Sparklers, glow sticks, bubbles, a getaway car, all are wonderful ways to make your exit from your ceremony and create awesome photo opportunities to document the end of your day. Know that once you have cut the cake, danced, and fed your guests dinner, they will begin to trickle out beginning with the older guests and guests with small children. This could mean that you may not have everyone you would like present for the big moment at the end of the night.
- Let your guests know you have a grand exit planned to encourage them to stick around.
- You may choose to have your grand exit immediately following the ceremony.
- In order to give your guests and event staff enough time to set up for your grand exit, you might want to consider a private last dance.
Private Last Dance
The private last dance is a newer wedding tradition where you and your new spouse have one last dance after all your guests have left the room. This allows you to have one last private moment to take in your wedding day and is the perfect time for your venue and guests to set up for a grand exit if you are planning one.
Open dance is the time of night when all of your family and friends bust a move on the dance floor, trust me, you want some portion of this covered.
If you are not having a grand exit and you have completed all of your reception events allow approx 30-60minutes on your timeline.
Pro Tip: If you want to get everyone onto the dance floor we can use the group photo trick. The DJ makes an announcement for everyone to get on the dance floor for a photo and as soon as I’m finished the music starts.
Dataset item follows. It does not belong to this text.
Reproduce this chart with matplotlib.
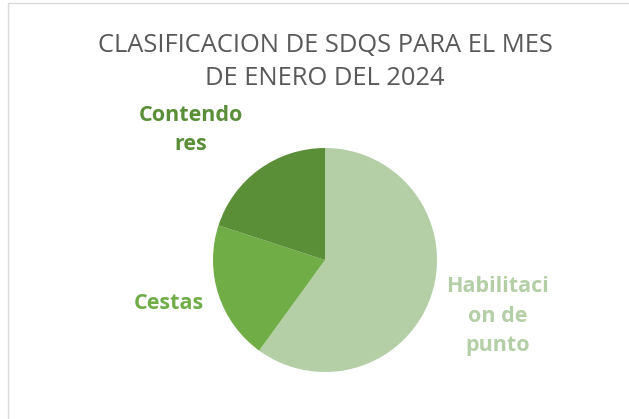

This ”trick” serves two purposes:
- You get a group photo of everyone at your wedding.
- Everyone at your wedding is on the dance floor when open dance starts.
Other Reception Events
Other events and dances you may want to be photographed during the receptions are:
- The shoe game
- The AnniversaryDance
- fraternity /sorority traditions
Ultimately, don't let your timeline be a source of stress. At the end of the day, it won't matter if it runs a little late, you won't even remember that. You will remember how much fun you had getting ready with your tribe, you'll remember seeing your spouse for the first time on that day and saying your vows. You'll remember the moment when you get to seal the day with a kiss. You'll remember your friends and family, your first dance, and it will all be documented for you forever in photographs so that even the little details you might have forgotten will live on forever.